Some players tune the two heads to the same pitch or as close as possible. It is not a method that I prefer, but some very successful drummers use this method with good results. If there is a thinner head on the bottom of the toms, it is difficult to match the tuning of the heads. My personal observation is that a richer, fuller sound is achieved if the two tom-tom heads are not tuned to the same pitch. Most drummers I’ve talked to prefer a thinner head on the bottom of the toms if a heavy or reinforced head is used on top. This seems to prevent the drum from sounding too “tubby.” However, this choice is very personal and I have heard any number of head combinations that work. A great deal depends on the player, the style and how hard the musician strikes the drum.

Bass Drum Tuning

If the drum has two heads, most players tune it similarly to the snare drum, that is, with the playing head a little looser than the head facing the audience. You can also adjust the two top tension screws on the playing head. If you loosen these two, you get a flat type of sound which is closer to a rock sound. If you tighten these two tension screws, you get a more mellow type of boom sound.
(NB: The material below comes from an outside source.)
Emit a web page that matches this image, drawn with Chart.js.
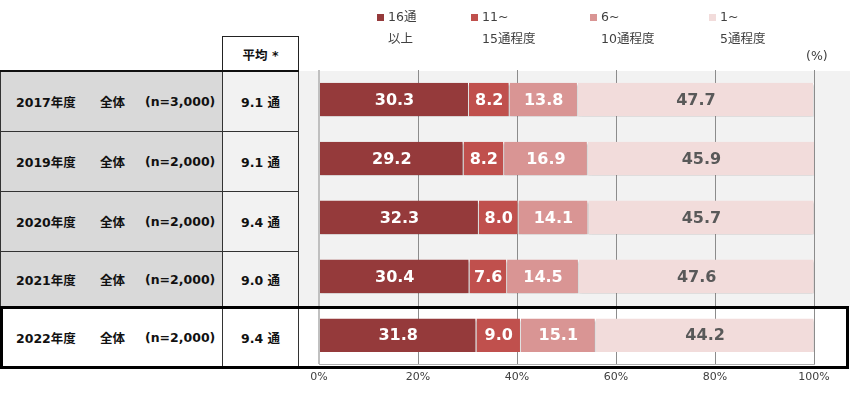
<!DOCTYPE html>
<html><head><meta charset="utf-8">
<script src="https://cdn.jsdelivr.net/npm/chart.js@4"></script>
<style>
body{margin:0;background:#fff;}
#wrap{position:relative;width:850px;height:404px;overflow:hidden;font-family:"DejaVu Sans","Noto Sans CJK JP",sans-serif;}
.abs{position:absolute;box-sizing:border-box;}
.cell{display:flex;align-items:center;font-weight:bold;font-size:12.5px;color:#111;}
.leg{font-size:12.5px;color:#404040;line-height:1;white-space:nowrap;}
.sq{width:7px;height:7px;}
</style></head>
<body><div id="wrap">
<div class="abs" style="left:298px;top:71px;width:552px;height:236px;background:#f2f2f2;"></div>
<div id="table"></div>
<canvas id="c" class="abs" width="850" height="404" style="left:0;top:0;width:850px;height:404px;"></canvas>
<div id="legend"></div>
<div class="abs" style="left:0;top:306px;width:849px;height:63px;border:3px solid #000;"></div>
</div>
<script>
const years = ["2017年度","2019年度","2020年度","2021年度","2022年度"];
const groupLabel = ["全体","全体","全体","全体","全体"];
const sampleN = ["(n=3,000)","(n=2,000)","(n=2,000)","(n=2,000)","(n=2,000)"];
const averages = ["9.1","9.1","9.4","9.0","9.4"];
const seriesNames = [["16通","以上"],["11~","15通程度"],["6~","10通程度"],["1~","5通程度"]];
const s16plus = [30.3,29.2,32.3,30.4,31.8];
const s11to15 = [8.2,8.2,8.0,7.6,9.0];
const s6to10 = [13.8,16.9,14.1,14.5,15.1];
const s1to5 = [47.7,45.9,45.7,47.6,44.2];
const xTicks = [0,20,40,60,80,100];

const colors = ["#953a3b","#c0504d","#d99594","#f2dcdb"];
const labelColors = ["#ffffff","#ffffff","#ffffff","#595959"];

// table
const tbl = document.getElementById('table');
const rowTops = [71,131,191,251,307];
const rowBottoms = [131,191,251,307,367];
function add(parent, style, html, cls){
  const d=document.createElement('div'); d.className='abs '+(cls||''); d.setAttribute('style',style); d.innerHTML=html||''; parent.appendChild(d); return d;
}
add(tbl,'left:222px;top:36px;width:77px;height:36px;border:1.5px solid #222;border-bottom:none;justify-content:center;','平均 *','cell');
years.forEach((y,i)=>{
  const top=rowTops[i], h=rowBottoms[i]-top;
  const last = i===years.length-1;
  const bg1 = last?'#ffffff':'#d9d9d9', bg2 = last?'#ffffff':'#f2f2f2';
  add(tbl,`left:0;top:${top}px;width:223px;height:${h+1}px;background:${bg1};border:1.5px solid #333;`,'','');
  add(tbl,`left:222px;top:${top}px;width:77px;height:${h+1}px;background:${bg2};border:1.5px solid #333;`,'','');
  add(tbl,`left:16px;top:${top}px;height:${h}px;`,y,'cell');
  add(tbl,`left:100px;top:${top}px;height:${h}px;`,groupLabel[i],'cell');
  add(tbl,`left:145px;top:${top}px;height:${h}px;`,sampleN[i],'cell');
  add(tbl,`left:222px;top:${top}px;width:77px;height:${h}px;justify-content:center;`,averages[i]+' 通','cell');
});
add(tbl,'left:0;top:70px;width:299px;height:2px;background:#111;','','');

// legend
const leg=document.getElementById('legend');
const legX=[377,471,590,709];
seriesNames.forEach((n,i)=>{
  add(leg,`left:${legX[i]}px;top:14px;background:${colors[i]};`,'','sq');
  add(leg,`left:${legX[i]+11}px;top:11px;`,n[0],'leg');
  add(leg,`left:${legX[i]+11}px;top:33px;`,n[1],'leg');
});
add(leg,'left:806px;top:50px;',"(%)",'leg');

const valueLabels = {
  id:'valueLabels',
  afterDatasetsDraw(chart){
    const ctx=chart.ctx;
    ctx.save();
    ctx.font='bold 16px "DejaVu Sans", sans-serif';
    ctx.textAlign='center'; ctx.textBaseline='middle';
    chart.data.datasets.forEach((ds,di)=>{
      chart.getDatasetMeta(di).data.forEach((bar,i)=>{
        const p=bar.getProps(['x','y','base'],true);
        ctx.fillStyle=labelColors[di];
        ctx.fillText(ds.data[i].toFixed(1),(p.x+p.base)/2,p.y+1);
      });
    });
    ctx.restore();
  }
};
const barShadow = {
  id:'barShadow',
  beforeDatasetsDraw(chart){
    const ctx=chart.ctx; ctx.save();
    ctx.shadowColor='rgba(0,0,0,0.35)'; ctx.shadowOffsetY=2; ctx.shadowOffsetX=0; ctx.shadowBlur=2;
  },
  afterDatasetsDraw(chart){ chart.ctx.restore(); }
};

const seriesData=[s16plus,s11to15,s6to10,s1to5];
new Chart(document.getElementById('c'),{
  type:'bar',
  data:{
    labels:years,
    datasets:seriesData.map((d,i)=>({
      label:seriesNames[i].join(''),
      data:d,
      backgroundColor:colors[i],
      borderColor:'rgba(255,255,255,0.9)',
      borderWidth:{left:0,right:1,top:0,bottom:0},
      borderSkipped:false,
      barPercentage:0.57,
      categoryPercentage:1.0
    }))
  },
  options:{
    indexAxis:'y',
    responsive:false,
    animation:false,
    devicePixelRatio:1,
    layout:{padding:{left:319,right:36,top:70,bottom:14}},
    plugins:{legend:{display:false},tooltip:{enabled:false}},
    scales:{
      x:{
        stacked:true,min:0,max:100,
        afterBuildTicks(axis){ axis.ticks = xTicks.map(v=>({value:v})); },
        ticks:{callback:v=>v+'%',color:'#404040',font:{family:'"DejaVu Sans", sans-serif',size:11},padding:6,maxRotation:0},
        grid:{color:ctx=>ctx.index===0?'#c0c0c0':'#8c8c8c',lineWidth:ctx=>ctx.index===0?2:1,drawTicks:false},
        border:{display:true,color:'#b0b0b0',width:1}
      },
      y:{stacked:true,display:false,grid:{display:false}}
    }
  },
  plugins:[barShadow,valueLabels]
});
</script>
</body></html>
Ed Shaughnessy uses this method to adjust his bass drum sound on the Tonight Show. Ed often has to play a wide variety of styles on any given night. This method of adjusting the bass drum sound and response helps Ed change styles quickly with a minimum of hassle.


The best muffling effect is achieved by muffling the drum from the outside. Internal controls are generally not recommended. Most studio players simply re move them. A small piece of felt, tissue or tape will produce better results than internal mufflers. The internal muffler prevents the head from moving naturally, and reduces volume response and tone quality. A small piece of felt or tissue taped to the head near the edge will eliminate the high ringing sound without reducing volume or response.

It is best not to place felt strips under the head of any drum except the bass drum. The bass drum sound presents a real challenge. Without muffling, it is difficult to achieve any definition, especially if the drum is 22″ or larger. When placing a felt strip in the bass drum, avoid placing it across the center of the head. It will tend to “buzz” and can be a real problem when miking or recording. Place the felt strips off center for best effect.

If you are playing a single-headed bass drum, make sure that the tension casings do not buzz or rattle. Many players use a pillow or rug inside the drum in order to get a very definite attack sound. In a rock situation, it really does help the drum cut through. In a big band or small jazz group, a somewhat more mellow and longer sound is more appropriate. This is best achieved with two heads.

Cutting a hole in the front bass drum head is quite popular with many players. This sound is halfway between a double-headed sound and a single-headed sound. Muffling can be achieved with felt strips, foam, or a pillow. When it comes to the bass drum, players have strong personal feelings. Whatever works in the musical situation and whatever pleases you is most important.


Remember that you cannot retune your drums to get them to sound good in a bad room. All you can do is use a little more muffling if the room is too live or use less if the room is too dead. At any rate, there is no substitute for a hall or club with naturally good acoustics. Tuning and muffling are very personal decisions and care should be taken to experiment before reaching any final conclusions. However, don’t confuse tuning and muffling. Muffling a bad sound will mute it, but it won’t correct it. Only tuning will improve the sound. To repeat, if you are having problems, tune the drum first. Try to get the pitch, resonance and feel you want. Then apply muffling as needed to eliminate unwanted ring and unwanted overtones.